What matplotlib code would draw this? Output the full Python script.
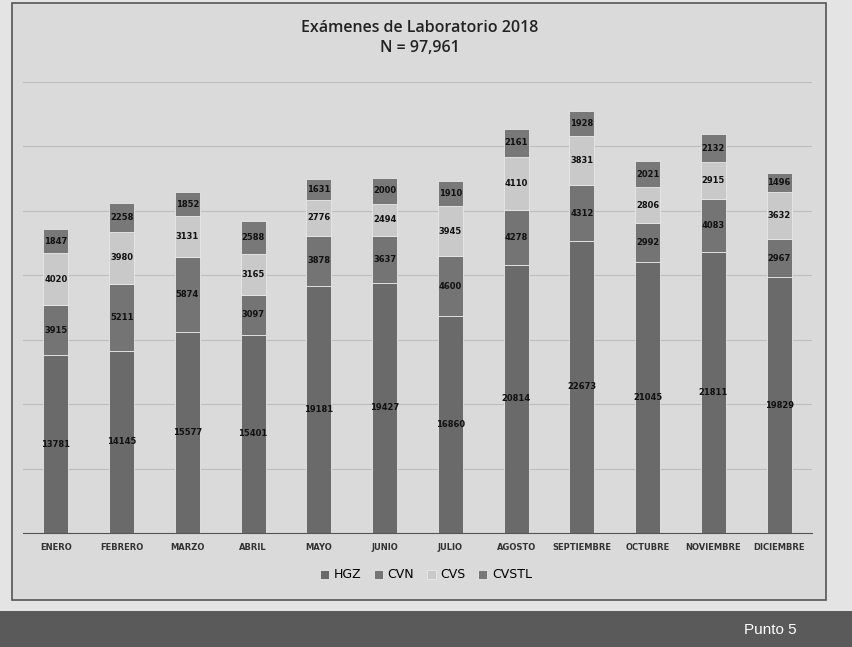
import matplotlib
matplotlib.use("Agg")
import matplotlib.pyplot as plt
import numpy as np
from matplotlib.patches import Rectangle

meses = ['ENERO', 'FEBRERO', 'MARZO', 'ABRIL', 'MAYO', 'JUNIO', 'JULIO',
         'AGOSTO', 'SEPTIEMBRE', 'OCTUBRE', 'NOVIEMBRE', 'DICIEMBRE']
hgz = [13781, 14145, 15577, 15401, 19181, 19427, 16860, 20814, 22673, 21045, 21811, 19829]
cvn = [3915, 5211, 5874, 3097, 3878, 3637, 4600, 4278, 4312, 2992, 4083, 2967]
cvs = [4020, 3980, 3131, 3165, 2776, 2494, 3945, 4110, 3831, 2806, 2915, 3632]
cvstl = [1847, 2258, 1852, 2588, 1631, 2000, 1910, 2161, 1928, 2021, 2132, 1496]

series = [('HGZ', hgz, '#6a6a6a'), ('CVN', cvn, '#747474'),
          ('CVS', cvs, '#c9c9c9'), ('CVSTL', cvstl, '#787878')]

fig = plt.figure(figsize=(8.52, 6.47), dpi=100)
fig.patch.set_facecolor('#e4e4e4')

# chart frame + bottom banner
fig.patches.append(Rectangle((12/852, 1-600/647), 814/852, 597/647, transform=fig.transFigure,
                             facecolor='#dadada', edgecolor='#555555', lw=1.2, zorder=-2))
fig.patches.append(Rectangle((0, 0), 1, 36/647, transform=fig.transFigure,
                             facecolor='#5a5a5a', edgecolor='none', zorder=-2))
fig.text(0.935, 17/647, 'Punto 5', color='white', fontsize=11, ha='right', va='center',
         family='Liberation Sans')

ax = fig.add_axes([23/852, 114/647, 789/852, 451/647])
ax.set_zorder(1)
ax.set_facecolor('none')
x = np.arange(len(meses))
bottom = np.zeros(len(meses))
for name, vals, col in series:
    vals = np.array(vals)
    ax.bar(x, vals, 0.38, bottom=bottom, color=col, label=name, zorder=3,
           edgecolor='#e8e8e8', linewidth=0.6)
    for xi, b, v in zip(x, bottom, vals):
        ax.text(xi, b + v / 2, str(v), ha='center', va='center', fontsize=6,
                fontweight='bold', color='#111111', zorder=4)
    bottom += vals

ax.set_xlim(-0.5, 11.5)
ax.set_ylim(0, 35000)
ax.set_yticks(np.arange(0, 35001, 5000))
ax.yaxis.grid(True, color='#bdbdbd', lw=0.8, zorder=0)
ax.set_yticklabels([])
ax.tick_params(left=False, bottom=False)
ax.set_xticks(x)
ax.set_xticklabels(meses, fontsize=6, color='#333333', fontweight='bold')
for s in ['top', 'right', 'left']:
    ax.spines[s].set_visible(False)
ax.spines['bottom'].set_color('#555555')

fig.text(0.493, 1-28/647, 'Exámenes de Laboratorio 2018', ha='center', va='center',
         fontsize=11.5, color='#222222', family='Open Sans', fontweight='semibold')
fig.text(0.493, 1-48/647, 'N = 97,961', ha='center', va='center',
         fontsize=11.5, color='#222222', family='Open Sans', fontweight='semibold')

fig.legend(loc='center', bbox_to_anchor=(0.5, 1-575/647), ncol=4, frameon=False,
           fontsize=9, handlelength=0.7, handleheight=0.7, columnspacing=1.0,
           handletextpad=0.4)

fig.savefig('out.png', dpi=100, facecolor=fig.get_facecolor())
....
→ **Brief**: Reproduce each line exactly as it appears, omitting the pictures.

→ **Exercise response**:
What matplotlib code would draw this? Output the full Python script.
import matplotlib
matplotlib.use("Agg")
import matplotlib.pyplot as plt
import numpy as np
from matplotlib.patches import Rectangle

meses = ['ENERO', 'FEBRERO', 'MARZO', 'ABRIL', 'MAYO', 'JUNIO', 'JULIO',
         'AGOSTO', 'SEPTIEMBRE', 'OCTUBRE', 'NOVIEMBRE', 'DICIEMBRE']
hgz = [13781, 14145, 15577, 15401, 19181, 19427, 16860, 20814, 22673, 21045, 21811, 19829]
cvn = [3915, 5211, 5874, 3097, 3878, 3637, 4600, 4278, 4312, 2992, 4083, 2967]
cvs = [4020, 3980, 3131, 3165, 2776, 2494, 3945, 4110, 3831, 2806, 2915, 3632]
cvstl = [1847, 2258, 1852, 2588, 1631, 2000, 1910, 2161, 1928, 2021, 2132, 1496]

series = [('HGZ', hgz, '#6a6a6a'), ('CVN', cvn, '#747474'),
          ('CVS', cvs, '#c9c9c9'), ('CVSTL', cvstl, '#787878')]

fig = plt.figure(figsize=(8.52, 6.47), dpi=100)
fig.patch.set_facecolor('#e4e4e4')

# chart frame + bottom banner
fig.patches.append(Rectangle((12/852, 1-600/647), 814/852, 597/647, transform=fig.transFigure,
                             facecolor='#dadada', edgecolor='#555555', lw=1.2, zorder=-2))
fig.patches.append(Rectangle((0, 0), 1, 36/647, transform=fig.transFigure,
                             facecolor='#5a5a5a', edgecolor='none', zorder=-2))
fig.text(0.935, 17/647, 'Punto 5', color='white', fontsize=11, ha='right', va='center',
         family='Liberation Sans')

ax = fig.add_axes([23/852, 114/647, 789/852, 451/647])
ax.set_zorder(1)
ax.set_facecolor('none')
x = np.arange(len(meses))
bottom = np.zeros(len(meses))
for name, vals, col in series:
    vals = np.array(vals)
    ax.bar(x, vals, 0.38, bottom=bottom, color=col, label=name, zorder=3,
           edgecolor='#e8e8e8', linewidth=0.6)
    for xi, b, v in zip(x, bottom, vals):
        ax.text(xi, b + v / 2, str(v), ha='center', va='center', fontsize=6,
                fontweight='bold', color='#111111', zorder=4)
    bottom += vals

ax.set_xlim(-0.5, 11.5)
ax.set_ylim(0, 35000)
ax.set_yticks(np.arange(0, 35001, 5000))
ax.yaxis.grid(True, color='#bdbdbd', lw=0.8, zorder=0)
ax.set_yticklabels([])
ax.tick_params(left=False, bottom=False)
ax.set_xticks(x)
ax.set_xticklabels(meses, fontsize=6, color='#333333', fontweight='bold')
for s in ['top', 'right', 'left']:
    ax.spines[s].set_visible(False)
ax.spines['bottom'].set_color('#555555')

fig.text(0.493, 1-28/647, 'Exámenes de Laboratorio 2018', ha='center', va='center',
         fontsize=11.5, color='#222222', family='Open Sans', fontweight='semibold')
fig.text(0.493, 1-48/647, 'N = 97,961', ha='center', va='center',
         fontsize=11.5, color='#222222', family='Open Sans', fontweight='semibold')

fig.legend(loc='center', bbox_to_anchor=(0.5, 1-575/647), ncol=4, frameon=False,
           fontsize=9, handlelength=0.7, handleheight=0.7, columnspacing=1.0,
           handletextpad=0.4)

fig.savefig('out.png', dpi=100, facecolor=fig.get_facecolor())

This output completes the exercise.